GOAL →
Both the line containing "Emit a LaTeX" and the line containing "(t5) at (172,580)" are part of the range to copy, along with every line between them. Copy it exactly and leave out the pictures.

PROVIDED ENTRIES →
****************************************

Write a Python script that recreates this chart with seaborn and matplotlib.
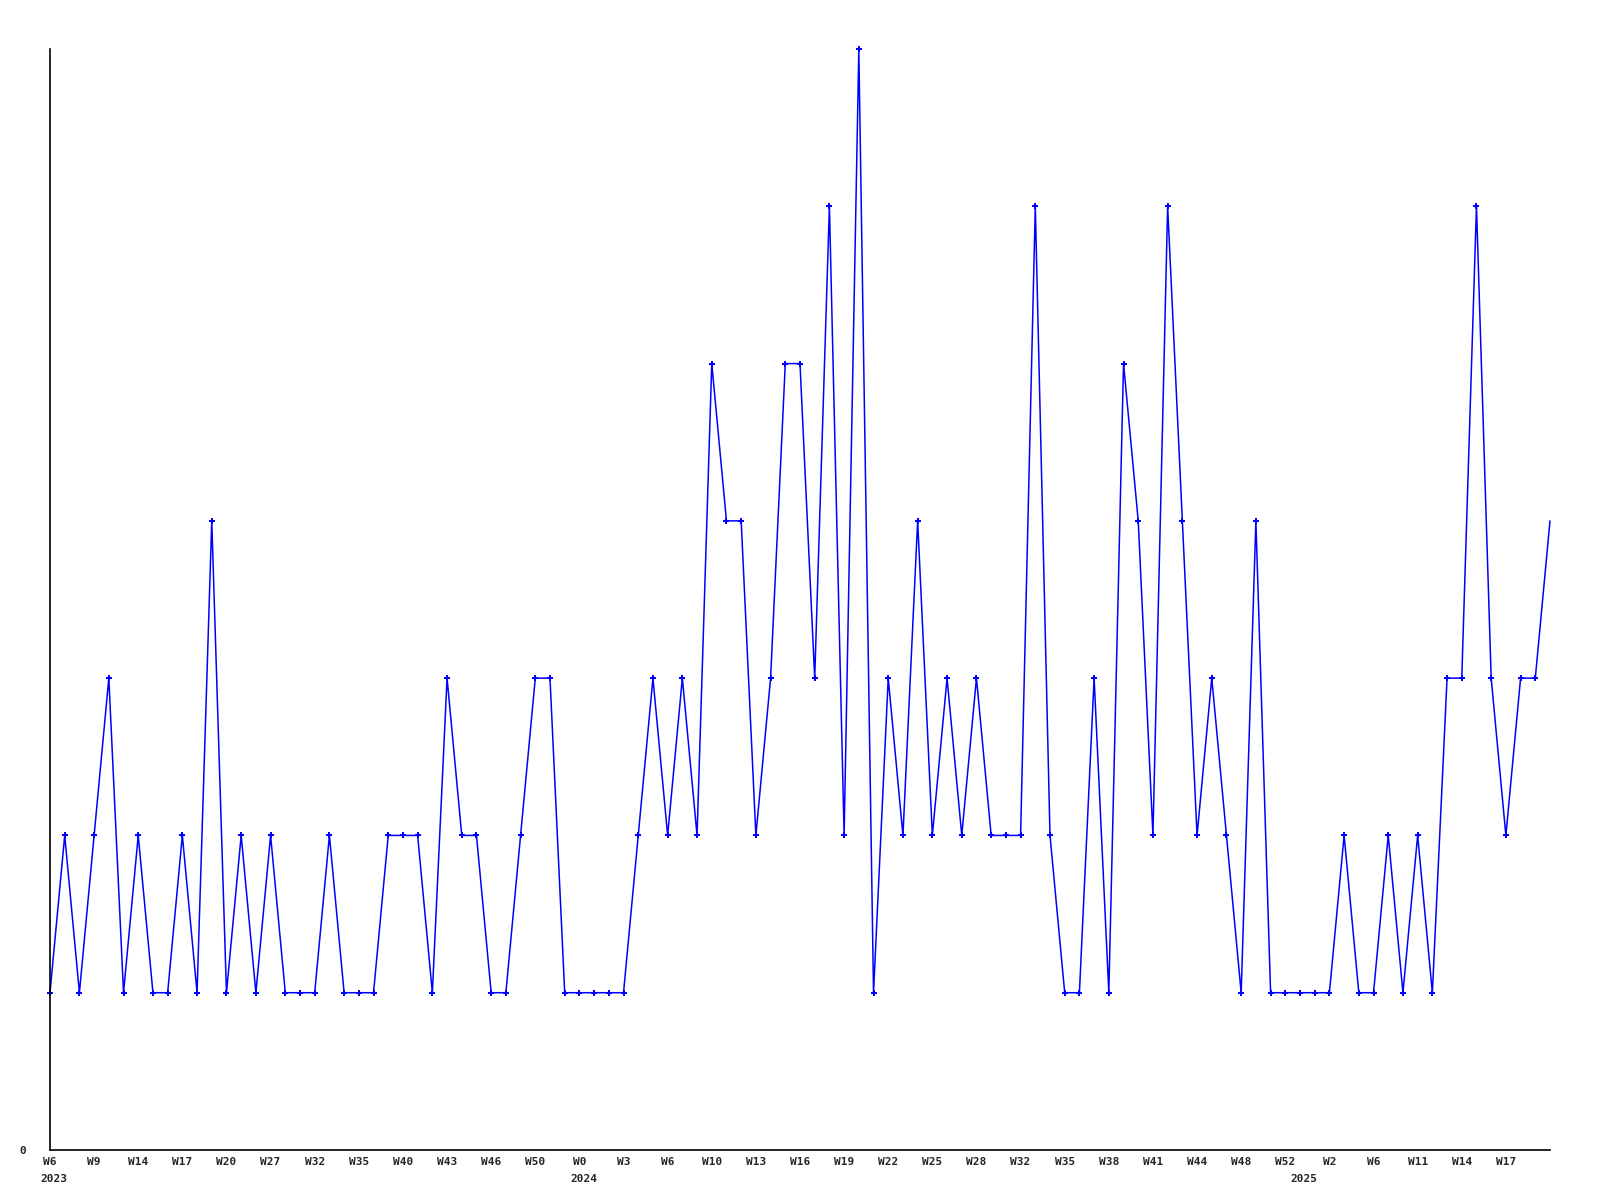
import numpy as np
import pandas as pd
import matplotlib
matplotlib.use('Agg')
import matplotlib.pyplot as plt
import seaborn as sns

# weekly counts (103 weeks, 2023 W6 .. 2025)
counts = [1, 2, 1, 2, 3, 1, 2, 1, 1, 2, 1, 4, 1, 2, 1, 2, 1, 1, 1, 2,
          1, 1, 1, 2, 2, 2, 1, 3, 2, 2, 1, 1, 2, 3, 3, 1, 1, 1, 1, 1,
          2, 3, 2, 3, 2, 5, 4, 4, 2, 3, 5, 5, 3, 6, 2, 7, 1, 3, 2, 4,
          2, 3, 2, 3, 2, 2, 2, 6, 2, 1, 1, 3, 1, 5, 4, 2, 6, 4, 2, 3,
          2, 1, 4, 1, 1, 1, 1, 1, 2, 1, 1, 2, 1, 2, 1, 3, 3, 6, 3, 2,
          3, 3, 4]

# x tick labels, one every 3 weeks
week_labels = ['W6', 'W9', 'W14', 'W17', 'W20', 'W27', 'W32', 'W35', 'W40',
               'W43', 'W46', 'W50', 'W0', 'W3', 'W6', 'W10', 'W13', 'W16',
               'W19', 'W22', 'W25', 'W28', 'W32', 'W35', 'W38', 'W41', 'W44',
               'W48', 'W52', 'W2', 'W6', 'W11', 'W14', 'W17']
years = ['2023', '2024', '2025']
year_week = [0, 36, 85]  # week index where each year label sits

df = pd.DataFrame({'week': np.arange(len(counts)), 'count': counts})

sns.set_theme(style='white')
plt.rcParams['font.family'] = ['DejaVu Sans Mono']

fig = plt.figure(figsize=(16, 12), dpi=100)
ax = fig.add_axes([50 / 1600, 50 / 1200, 1500 / 1600, 1101 / 1200])

sns.lineplot(data=df, x='week', y='count', ax=ax, color='#0000ff',
             linewidth=1.1, marker='P', markersize=4.5, markeredgewidth=0,
             markevery=list(range(len(counts) - 1)), clip_on=False)

ax.set_xlim(0, len(counts) - 1)
ax.set_ylim(0, max(counts))

for s in ['top', 'right']:
    ax.spines[s].set_visible(False)
for s in ['left', 'bottom']:
    ax.spines[s].set_color('black')
    ax.spines[s].set_linewidth(1.2)

ax.set_xticks(np.arange(0, 3 * len(week_labels), 3))
ax.set_xticklabels(week_labels)
ax.set_yticks([0])
ax.set_yticklabels(['0'])
ax.tick_params(axis='x', length=0, pad=5, labelsize=8)
ax.tick_params(axis='y', length=0, pad=17, labelsize=8)
for lab in ax.get_xticklabels() + ax.get_yticklabels():
    lab.set_fontweight('bold')

for yr, wk in zip(years, year_week):
    ax.annotate(yr, xy=(wk, 0), xycoords=('data', 'axes fraction'),
                xytext=(3, -21), textcoords='offset points',
                ha='center', va='center', fontsize=8, fontweight='bold')

ax.set_xlabel('')
ax.set_ylabel('')
ax.grid(False)

fig.savefig('out.png', dpi=100)
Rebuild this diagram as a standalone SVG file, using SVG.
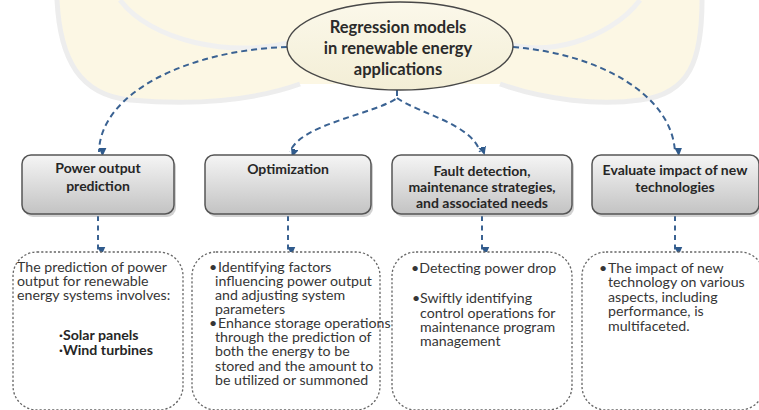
<svg xmlns="http://www.w3.org/2000/svg" width="759" height="410" viewBox="0 0 759 410">
<defs>
<style>
.hdr{fill:url(#gHdr);stroke:#555;stroke-width:1.5}
.hdrSh{fill:#9a9a9a;opacity:0.45}
.ht{font-family:Lato,"Liberation Sans",sans-serif;font-weight:bold;font-size:14px;fill:#262626;text-anchor:middle}
.bt{font-family:Lato,"Liberation Sans",sans-serif;font-size:14.2px;fill:#363636}
.bb{font-family:Lato,"Liberation Sans",sans-serif;font-size:14.2px;fill:#262626;font-weight:bold}
.dbox{fill:#fff;stroke:#666;stroke-width:1.3;stroke-dasharray:2.2 2}
.con{fill:none;stroke:#3a6292;stroke-width:2;stroke-dasharray:6 4;marker-end:url(#arr)}
.stem{fill:none;stroke:#3a6292;stroke-width:2;stroke-dasharray:5 4.5;marker-end:url(#arr)}
.et{font-family:Lato,"Liberation Sans",sans-serif;font-weight:bold;font-size:16.5px;fill:#2a2a2a;text-anchor:middle}
</style>
<linearGradient id="gHdr" x1="0" y1="0" x2="0" y2="1">
<stop offset="0" stop-color="#f5f5f5"/>
<stop offset="1" stop-color="#c3c3c3"/>
</linearGradient>
<linearGradient id="gEl" x1="0" y1="0" x2="0" y2="1">
<stop offset="0" stop-color="#fbf8ea"/>
<stop offset="1" stop-color="#f3eed6"/>
</linearGradient>
<marker id="arr" markerWidth="8" markerHeight="9" refX="4" refY="8" orient="auto" markerUnits="userSpaceOnUse" viewBox="0 0 8 9">
<path d="M0,0 L8,0 L4,9 Z" fill="#2f5a8c" transform="rotate(-90 4 4.5)"/>
</marker>
</defs>
<rect width="759" height="410" fill="#fff"/>
<g id="watermark" opacity="0.9">
<path d="M57,0 C60,60 80,95 130,100 C200,106 255,100 300,84 L500,84 C545,100 600,106 640,100 C690,94 702,60 702,0 Z" fill="#fcf7e2"/>
<path d="M57,0 C60,60 80,95 130,100 C200,106 255,100 300,84" fill="none" stroke="#ececec" stroke-width="5"/>
<path d="M500,84 C545,100 600,106 640,100 C690,94 702,60 702,0" fill="none" stroke="#ececec" stroke-width="5"/>
<path d="M120,0 C150,40 230,60 300,40" fill="none" stroke="#efefef" stroke-width="5"/>
<path d="M640,0 C610,40 540,60 500,40" fill="none" stroke="#efefef" stroke-width="5"/>
</g>
<g id="connectors">
<path class="con" d="M287,47 C190,50 100,92 99,152"/>
<path class="con" d="M513,47 C600,54 672,95 675,152"/>
<path class="con" d="M397,90 L397,98 C375,114 300,124 290,152"/>
<path class="con" d="M397,98 C420,114 472,124 480,152"/>
<path class="stem" d="M98,216 L98,251"/>
<path class="stem" d="M288,216 L288,251"/>
<path class="stem" d="M482,216 L482,251"/>
<path class="stem" d="M675,216 L675,251"/>
</g>
<g id="root">
<ellipse cx="400" cy="46" rx="113" ry="44" fill="url(#gEl)" stroke="#484848" stroke-width="1.4"/>
<text class="et" x="398" y="33">Regression models</text>
<text class="et" x="398" y="54">in renewable energy</text>
<text class="et" x="398" y="75">applications</text>
</g>
<g id="h1">
<rect class="hdrSh" x="24" y="158" width="152" height="59" rx="9"/>
<rect class="hdr" x="22" y="155" width="152" height="59" rx="9"/>
<text class="ht" x="98" y="173">Power output</text>
<text class="ht" x="98" y="191">prediction</text>
</g>
<g id="h2">
<rect class="hdrSh" x="207" y="158" width="166" height="59" rx="9"/>
<rect class="hdr" x="205" y="155" width="166" height="59" rx="9"/>
<text class="ht" x="288" y="174">Optimization</text>
</g>
<g id="h3">
<rect class="hdrSh" x="394" y="158" width="180" height="59" rx="9"/>
<rect class="hdr" x="392" y="155" width="180" height="59" rx="9"/>
<text class="ht" x="482" y="176">Fault detection,</text>
<text class="ht" x="482" y="192">maintenance strategies,</text>
<text class="ht" x="482" y="208">and associated needs</text>
</g>
<g id="h4">
<rect class="hdrSh" x="594" y="158" width="166" height="59" rx="9"/>
<rect class="hdr" x="592" y="155" width="167" height="59" rx="9"/>
<text class="ht" x="675" y="175">Evaluate impact of new</text>
<text class="ht" x="675" y="192">technologies</text>
</g>
<g id="d1">
<rect class="dbox" x="13" y="252" width="170" height="158" rx="24"/>
<g transform="translate(0,271.5) scale(1,0.9)">
<text class="bt" x="17" y="0">The prediction of power</text>
<text class="bt" x="17" y="15.78">output for renewable</text>
<text class="bt" x="17" y="31.44">energy systems involves:</text>
<text class="bb" x="59" y="76.11">·Solar panels</text>
<text class="bb" x="59" y="93.33">·Wind turbines</text>
</g>
</g>
<g id="d2">
<rect class="dbox" x="192" y="252" width="188" height="158" rx="24"/>
<g transform="translate(0,271.5) scale(1,0.9)">
<text class="bt" x="209" y="0">•<tspan x="218">Identifying factors</tspan></text>
<text class="bt" x="215" y="15.72">influencing power output</text>
<text class="bt" x="215" y="31.44">and adjusting system</text>
<text class="bt" x="215" y="47.17">parameters</text>
<text class="bt" x="209" y="62.89">•<tspan x="218">Enhance storage operations</tspan></text>
<text class="bt" x="215" y="78.61">through the prediction of</text>
<text class="bt" x="215" y="94.33">both the energy to be</text>
<text class="bt" x="215" y="110.06">stored and the amount to</text>
<text class="bt" x="215" y="125.78">be utilized or summoned</text>
</g>
</g>
<g id="d3">
<rect class="dbox" x="392" y="252" width="180" height="158" rx="24"/>
<g transform="translate(0,272.5) scale(1,0.9)">
<text class="bt" x="411" y="0">•Detecting power drop</text>
<text class="bt" x="412" y="34.44">•<tspan x="420">Swiftly identifying</tspan></text>
<text class="bt" x="420" y="50.22">control operations for</text>
<text class="bt" x="420" y="66">maintenance program</text>
<text class="bt" x="420" y="81.78">management</text>
</g>
</g>
<g id="d4">
<rect class="dbox" x="582" y="252" width="182" height="158" rx="24"/>
<g transform="translate(0,272.5) scale(1,0.9)">
<text class="bt" x="599" y="0">•<tspan x="608">The impact of new</tspan></text>
<text class="bt" x="608" y="16.22">technology on various</text>
<text class="bt" x="608" y="32.44">aspects, including</text>
<text class="bt" x="608" y="48.67">performance, is</text>
<text class="bt" x="608" y="64.89">multifaceted.</text>
</g>
</g>
</svg>
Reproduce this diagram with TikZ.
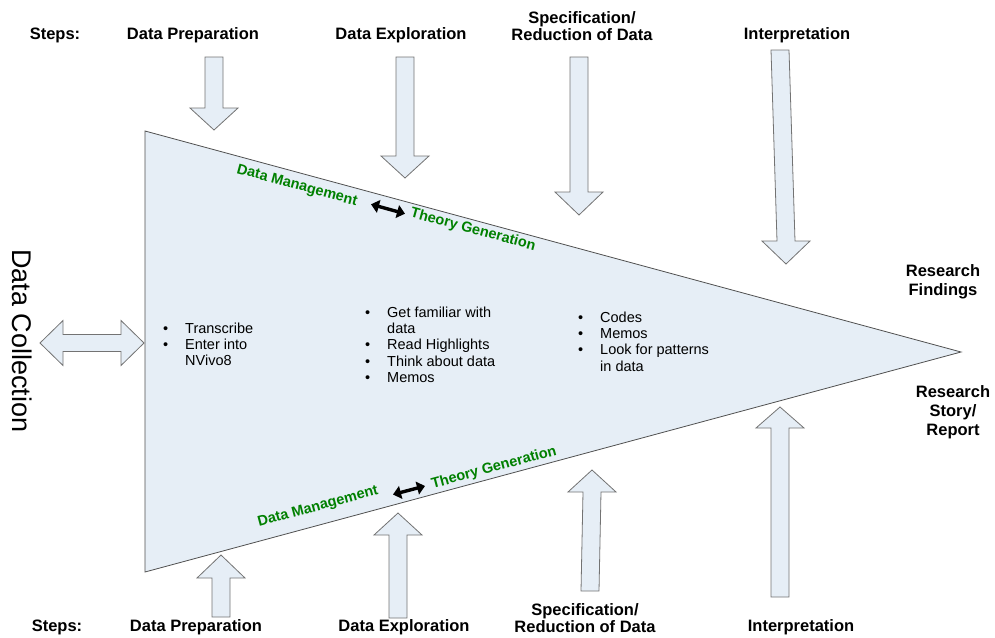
\documentclass[tikz,border=0pt]{standalone}
\usepackage{fontspec}
\setmainfont{Liberation Sans}
\usetikzlibrary{arrows.meta}

\definecolor{paleblue}{RGB}{230,238,246}
\definecolor{labelgreen}{RGB}{0,128,0}
\definecolor{edgegray}{RGB}{80,80,80}

\newcommand{\bul}{\makebox[22pt][l]{\textbullet}}
\newcommand{\ind}{\hspace*{22pt}}

\begin{document}
\begin{tikzpicture}
	  [x=1pt,y=-1pt,
	   steplabel/.style={font=\fontsize{16.5}{17.5}\selectfont\bfseries,align=center,inner sep=0pt},
	   outlabel/.style={font=\fontsize{16.5}{19}\selectfont\bfseries,align=center,inner sep=0pt},
	   greenlabel/.style={font=\fontsize{14.5}{16}\selectfont\bfseries,text=labelgreen,inner sep=0pt},
	   listtext/.style={font=\fontsize{14.5}{16.3}\selectfont,align=left,anchor=north west,inner sep=0pt},
	   wedge/.style={draw=edgegray,fill=paleblue,line width=.8pt},
	   blockarrow/.style={draw=edgegray!80,fill=paleblue,line width=.8pt,line join=miter},
	   biarrow/.style={line width=3.4pt,{Triangle[length=8pt,width=13pt]}-{Triangle[length=8pt,width=13pt]}}]
	\useasboundingbox (0,0) rectangle (995,637);

	% the funnel
	\coordinate (tl)  at (145,131);
	\coordinate (bl)  at (145,572);
	\coordinate (tip) at (961,352);
	\draw[wedge] (tl) -- (tip) -- (bl) -- cycle;

	% block arrows: shaft start x/y, head x, head base y, tip y
	\foreach \xa/\ya/\xb/\yh/\yt in {214/57/214/108/130, 405/57/405/156/178,
	    579/57/579/192/215, 780/50/786/241/264, 221/617/221/578/555,
	    398/618/398/535/513, 590/591/592/492/470, 780/597/780/428/407}
	  \draw[blockarrow] (\xa-9,\ya) -- (\xb-9,\yh) -- (\xb-24,\yh) -- (\xb,\yt)
	    -- (\xb+24,\yh) -- (\xb+9,\yh) -- (\xa+9,\ya) -- cycle;

	% data collection arrow
	\draw[blockarrow] (40,343) -- (63,320.5) -- (63,334.5) -- (121,334.5) -- (121,320.5)
	  -- (144,343) -- (121,365.5) -- (121,351.5) -- (63,351.5) -- (63,365.5) -- cycle;
	\node[font=\fontsize{27}{30}\selectfont,rotate=-90,inner sep=0pt] (dcoll) at (22,341) {Data Collection};

	% steps, top and bottom
	\node[steplabel] (stepsT)  at (55,35)  {Steps:};
	\node[steplabel] (prepT)   at (193,35) {Data Preparation};
	\node[steplabel] (exploT)  at (401,35) {Data Exploration};
	\node[steplabel] (specT)   at (582,26) {Specification/\\Reduction of Data};
	\node[steplabel] (interpT) at (797,35) {Interpretation};

	\node[steplabel] (stepsB)  at (57,627)  {Steps:};
	\node[steplabel] (prepB)   at (196,627) {Data Preparation};
	\node[steplabel] (exploB)  at (404,627) {Data Exploration};
	\node[steplabel] (specB)   at (585,618) {Specification/\\Reduction of Data};
	\node[steplabel] (interpB) at (801,627) {Interpretation};

	% outcomes
	\node[outlabel] (findings) at (943,282) {Research\\Findings};
	\node[outlabel] (story)    at (953,412) {Research\\Story/\\Report};

	% along the edges
	\node[greenlabel,rotate=-15.2] (dmT) at (297,186) {Data Management};
	\node[greenlabel,rotate=-15.2] (tgT) at (473,230) {Theory Generation};
	\node[greenlabel,rotate=15.1]  (dmB) at (318,507) {Data Management};
	\node[greenlabel,rotate=15.1]  (tgB) at (494,468) {Theory Generation};
	\coordinate (aT1) at (371,204.3);
	\coordinate (aT2) at (405,213.7);
	\coordinate (aB1) at (393,494.5);
	\coordinate (aB2) at (425,486);
	\draw[biarrow] (aT1) -- (aT2);
	\draw[biarrow] (aB1) -- (aB2);

	% what is done in each step
	\node[listtext] (list1) at (163,322.5) {\bul Transcribe\\\bul Enter into\\\ind NVivo8};
	\node[listtext] (list2) at (365,306.5) {\bul Get familiar with\\\ind data\\\bul Read Highlights\\\bul Think about data\\\bul Memos};
	\node[listtext] (list3) at (578,311.5) {\bul Codes\\\bul Memos\\\bul Look for patterns\\\ind in data};
	\end{tikzpicture}
\end{document}
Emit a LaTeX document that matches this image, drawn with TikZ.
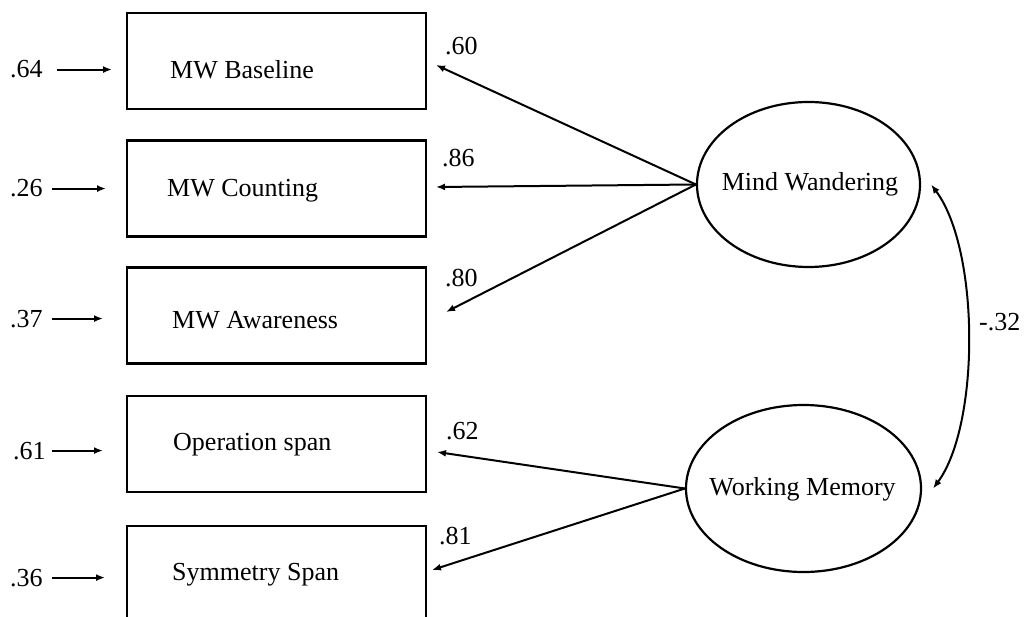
\documentclass[tikz,border=0pt]{standalone}
\usepackage{fontspec}
\setmainfont{Liberation Serif}
\usetikzlibrary{arrows.meta,shapes.geometric}
\begin{document}
\begin{tikzpicture}[x=1pt,y=-1pt,
  box/.style={draw,line width=2.2pt,minimum width=299pt,minimum height=96pt,inner sep=0pt},
  lat/.style={draw,ellipse,line width=2.2pt,inner sep=0pt},
  txt/.style={anchor=base west,inner sep=0pt,font=\fontsize{26}{30}\selectfont},
  ctxt/.style={inner sep=0pt,font=\fontsize{26}{30}\selectfont},
  conn/.style={line width=2pt,-{Latex[length=9pt,width=7pt]}},
  corr/.style={line width=2pt,{Latex[length=9pt,width=7pt]}-{Latex[length=9pt,width=7pt]}}
]
\useasboundingbox (0,0) rectangle (1024,617);
\clip (0,0) rectangle (1024,617);
\fill[white] (0,0) rectangle (1024,617);

% observed variables
\node[box] (b1) at (276.5,61) {};
\node[box] (b2) at (276.5,188.5) {};
\node[box] (b3) at (276.5,315.5) {};
\node[box] (b4) at (276.5,444) {};
\node[box] (b5) at (276.5,574) {};

\node[txt] (t1) at (170,79) {MW Baseline};
\node[txt] (t2) at (167,197) {MW Counting};
\node[txt] (t3) at (172,328) {MW Awareness};
\node[txt] (t4) at (173,450) {Operation span};
\node[txt] (t5) at (172,580) {Symmetry Span};

% error terms
\node[txt] (e1) at (10,78) {.64};
\node[txt] (e2) at (10,197) {.26};
\node[txt] (e3) at (10,327) {.37};
\node[txt] (e4) at (13,459) {.61};
\node[txt] (e5) at (10,586) {.36};

\coordinate (a1) at (112,68);
\coordinate (a2) at (106,188);
\coordinate (a3) at (103,319);
\coordinate (a4) at (103,450);
\coordinate (a5) at (105,577);

\draw[conn] ([xshift=14pt]e1.east) -- (e1.east -| a1);
\draw[conn] ([xshift=9.5pt]e2.east) -- (e2.east -| a2);
\draw[conn] ([xshift=9.5pt]e3.east) -- (e3.east -| a3);
\draw[conn] ([xshift=6.5pt]e4.east) -- (e4.east -| a4);
\draw[conn] ([xshift=9.5pt]e5.east) -- (e5.east -| a5);

% latent variables
\node[lat,minimum width=223pt,minimum height=165pt] (mw) at (808.5,184.5) {};
\node[ctxt] (mwt) at (810,184) {Mind Wandering};
\node[lat,minimum width=235pt,minimum height=167pt] (wm) at (803.5,488.5) {};
\node[ctxt] (wmt) at (802.5,489) {Working Memory};

% loadings
\coordinate (p1) at (436,65);
\coordinate (p2) at (436,187);
\coordinate (p3) at (446,312);
\coordinate (p4) at (437,452);
\coordinate (p5) at (432,570);

\draw[conn] (mw.west) -- (p1);
\draw[conn] (mw.west) -- (p2);
\draw[conn] (mw.west) -- (p3);
\draw[conn] (wm.west) -- (p4);
\draw[conn] (wm.west) -- (p5);

\node[txt] (l1) at (445,55) {.60};
\node[txt] (l2) at (442,167) {.86};
\node[txt] (l3) at (445,287) {.80};
\node[txt] (l4) at (446,439) {.62};
\node[txt] (l5) at (439,544) {.81};

% correlation
\draw[corr] ([xshift=10pt]mw.east) .. controls (980,250) and (980,425) .. ([xshift=11pt]wm.east);
\node[txt] (r) at (979,330) {-.32};
\end{tikzpicture}
\end{document}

****************************************

FINISHED TASK →
Emit a LaTeX document that matches this image, drawn with TikZ.
\documentclass[tikz,border=0pt]{standalone}
\usepackage{fontspec}
\setmainfont{Liberation Serif}
\usetikzlibrary{arrows.meta,shapes.geometric}
\begin{document}
\begin{tikzpicture}[x=1pt,y=-1pt,
  box/.style={draw,line width=2.2pt,minimum width=299pt,minimum height=96pt,inner sep=0pt},
  lat/.style={draw,ellipse,line width=2.2pt,inner sep=0pt},
  txt/.style={anchor=base west,inner sep=0pt,font=\fontsize{26}{30}\selectfont},
  ctxt/.style={inner sep=0pt,font=\fontsize{26}{30}\selectfont},
  conn/.style={line width=2pt,-{Latex[length=9pt,width=7pt]}},
  corr/.style={line width=2pt,{Latex[length=9pt,width=7pt]}-{Latex[length=9pt,width=7pt]}}
]
\useasboundingbox (0,0) rectangle (1024,617);
\clip (0,0) rectangle (1024,617);
\fill[white] (0,0) rectangle (1024,617);

% observed variables
\node[box] (b1) at (276.5,61) {};
\node[box] (b2) at (276.5,188.5) {};
\node[box] (b3) at (276.5,315.5) {};
\node[box] (b4) at (276.5,444) {};
\node[box] (b5) at (276.5,574) {};

\node[txt] (t1) at (170,79) {MW Baseline};
\node[txt] (t2) at (167,197) {MW Counting};
\node[txt] (t3) at (172,328) {MW Awareness};
\node[txt] (t4) at (173,450) {Operation span};
\node[txt] (t5) at (172,580) {Symmetry Span};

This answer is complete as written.